Every line that holds "chart" should be shown.

** start of Given data **

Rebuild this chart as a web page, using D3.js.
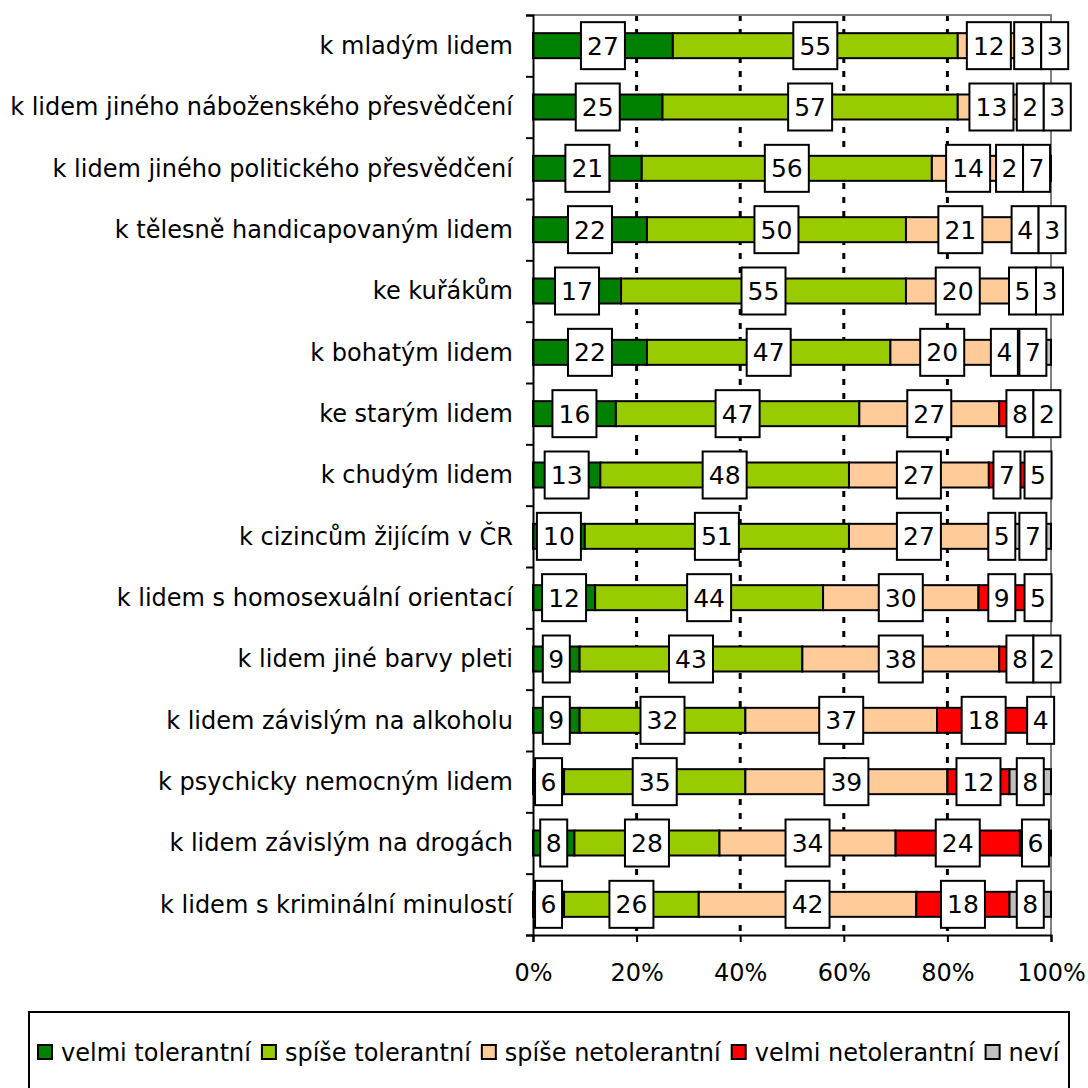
<!DOCTYPE html>
<html>
<head>
<meta charset="utf-8">
<script src="https://cdn.jsdelivr.net/npm/d3@7"></script>
<style>
  body { margin: 0; background: #fff; }
  text { font-family: Verdana, "DejaVu Sans", sans-serif; fill: #000; }
</style>
</head>
<body>
<div id="chart"></div>
<script>
// tolerance towards groups, percent
var categories = [
  "k mladým lidem",
  "k lidem jiného náboženského přesvědčení",
  "k lidem jiného politického přesvědčení",
  "k tělesně handicapovaným lidem",
  "ke kuřákům",
  "k bohatým lidem",
  "ke starým lidem",
  "k chudým lidem",
  "k cizincům žijícím v ČR",
  "k lidem s homosexuální orientací",
  "k lidem jiné barvy pleti",
  "k lidem závislým na alkoholu",
  "k psychicky nemocným lidem",
  "k lidem závislým na drogách",
  "k lidem s kriminální minulostí"
];
var seriesNames = ["velmi tolerantní", "spíše tolerantní", "spíše netolerantní", "velmi netolerantní", "neví"];
var velmiTolerantni  = [27, 25, 21, 22, 17, 22, 16, 13, 10, 12,  9,  9,  6,  8,  6];
var spiseTolerantni  = [55, 57, 56, 50, 55, 47, 47, 48, 51, 44, 43, 32, 35, 28, 26];
var spiseNetolerantni = [12, 13, 14, 21, 20, 20, 27, 27, 27, 30, 38, 37, 39, 34, 42];
var velmiNetolerantni = [3,  2,  2,  4,  5,  4,  8,  7,  5,  9,  8, 18, 12, 24, 18];
var nevi             = [3,  3,  7,  3,  3,  7,  2,  5,  7,  5,  2,  4,  8,  6,  8];
var xTicks = [0, 20, 40, 60, 80, 100];
var colors = ["#008000", "#99cc00", "#ffcc99", "#ff0000", "#c0c0c0"];

var W = 1088, H = 1088;
var plotLeft = 533, plotRight = 1051, plotTop = 15, plotBottom = 935;
var barH = 25;

var svg = d3.select("#chart").append("svg")
  .attr("width", W)
  .attr("height", H);

var seriesValues = [velmiTolerantni, spiseTolerantni, spiseNetolerantni, velmiNetolerantni, nevi];
var table = categories.map(function(c, i) {
  var row = { cat: c };
  seriesNames.forEach(function(s, j) { row[s] = seriesValues[j][i]; });
  return row;
});
var stacked = d3.stack().keys(seriesNames)(table);

var x = d3.scaleLinear().domain([0, 100]).range([plotLeft, plotRight]);
var y = d3.scaleBand().domain(categories).range([plotTop, plotBottom]);
var yIdx = d3.scaleLinear().domain([0, categories.length]).range([plotTop, plotBottom]);

// dotted gridlines
svg.append("g").selectAll("line")
  .data([20, 40, 60, 80])
  .join("line")
  .attr("x1", function(d) { return x(d); })
  .attr("x2", function(d) { return x(d); })
  .attr("y1", plotTop)
  .attr("y2", plotBottom)
  .attr("stroke", "#000")
  .attr("stroke-width", 3)
  .attr("stroke-dasharray", "6,8");

// plot area border (top + right)
svg.append("path")
  .attr("d", "M" + plotLeft + "," + plotTop + "H" + plotRight + "V" + plotBottom)
  .attr("fill", "none")
  .attr("stroke", "#808080")
  .attr("stroke-width", 2);

// bars
svg.append("g").selectAll("g")
  .data(stacked)
  .join("g")
  .attr("fill", function(d, i) { return colors[i]; })
  .selectAll("rect")
  .data(function(d) { return d; })
  .join("rect")
  .attr("x", function(d) { return x(d[0]); })
  .attr("y", function(d) { return y(d.data.cat) + y.bandwidth() / 2 - barH / 2; })
  .attr("width", function(d) { return x(d[1]) - x(d[0]); })
  .attr("height", barH)
  .attr("stroke", "#000")
  .attr("stroke-width", 2);

// axes
var xAxis = d3.axisBottom(x).tickValues(xTicks).tickSize(7).tickPadding(22)
  .tickFormat(function(d) { return d + "%"; });
var gx = svg.append("g")
  .attr("transform", "translate(0," + plotBottom + ")")
  .call(xAxis);
gx.select(".domain").attr("stroke-width", 2);
gx.selectAll(".tick line").attr("stroke-width", 2);
gx.selectAll("text").attr("font-size", 24).attr("font-family", "Verdana, 'DejaVu Sans', sans-serif");

var yAxis = d3.axisLeft(yIdx).ticks(categories.length).tickSize(7).tickFormat("");
var gy = svg.append("g")
  .attr("transform", "translate(" + plotLeft + ",0)")
  .call(yAxis);
gy.select(".domain").attr("stroke-width", 2);
gy.selectAll(".tick line").attr("stroke-width", 2);

// category labels
svg.append("g").selectAll("text")
  .data(categories)
  .join("text")
  .attr("x", 513)
  .attr("y", function(d) { return y(d) + y.bandwidth() / 2; })
  .attr("dy", "0.35em")
  .attr("text-anchor", "end")
  .attr("font-size", 24)
  .text(function(d) { return d; });

// value labels in boxes, pushed right when they would overlap
var labels = [];
categories.forEach(function(c, i) {
  var prevRight = -Infinity;
  stacked.forEach(function(s) {
    var d = s[i];
    var v = d[1] - d[0];
    var txt = String(v);
    var w = txt.length > 1 ? 44 : 27;
    var cx = x((d[0] + d[1]) / 2);
    var lx = Math.max(cx - w / 2, prevRight);
    prevRight = lx + w;
    labels.push({ x: lx, w: w, cy: y(c) + y.bandwidth() / 2, txt: txt });
  });
});

var lab = svg.append("g").selectAll("g")
  .data(labels)
  .join("g");
lab.append("rect")
  .attr("x", function(d) { return d.x; })
  .attr("y", function(d) { return d.cy - 23.5; })
  .attr("width", function(d) { return d.w; })
  .attr("height", 47)
  .attr("fill", "#fff")
  .attr("stroke", "#000")
  .attr("stroke-width", 2);
lab.append("text")
  .attr("x", function(d) { return d.x + d.w / 2; })
  .attr("y", function(d) { return d.cy; })
  .attr("dy", "0.36em")
  .attr("text-anchor", "middle")
  .attr("font-size", 25)
  .attr("font-family", "'DejaVu Sans Condensed', 'DejaVu Sans', sans-serif")
  .text(function(d) { return d.txt; });

// legend
svg.append("rect")
  .attr("x", 29)
  .attr("y", 1012)
  .attr("width", 1040)
  .attr("height", 100)
  .attr("fill", "#fff")
  .attr("stroke", "#000")
  .attr("stroke-width", 2);

var lx = 38;
seriesNames.forEach(function(s, i) {
  svg.append("rect")
    .attr("x", lx)
    .attr("y", 1045)
    .attr("width", 14)
    .attr("height", 14)
    .attr("fill", colors[i])
    .attr("stroke", "#000")
    .attr("stroke-width", 2);
  var t = svg.append("text")
    .attr("x", lx + 23)
    .attr("y", 1061)
    .attr("font-size", 24)
    .text(s);
  lx = lx + 23 + t.node().getComputedTextLength() + 11;
});
</script>
</body>
</html>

** end of Given data **

Problem solution
Rebuild this chart as a web page, using D3.js.
<div id="chart"></div>
var svg = d3.select("#chart").append("svg")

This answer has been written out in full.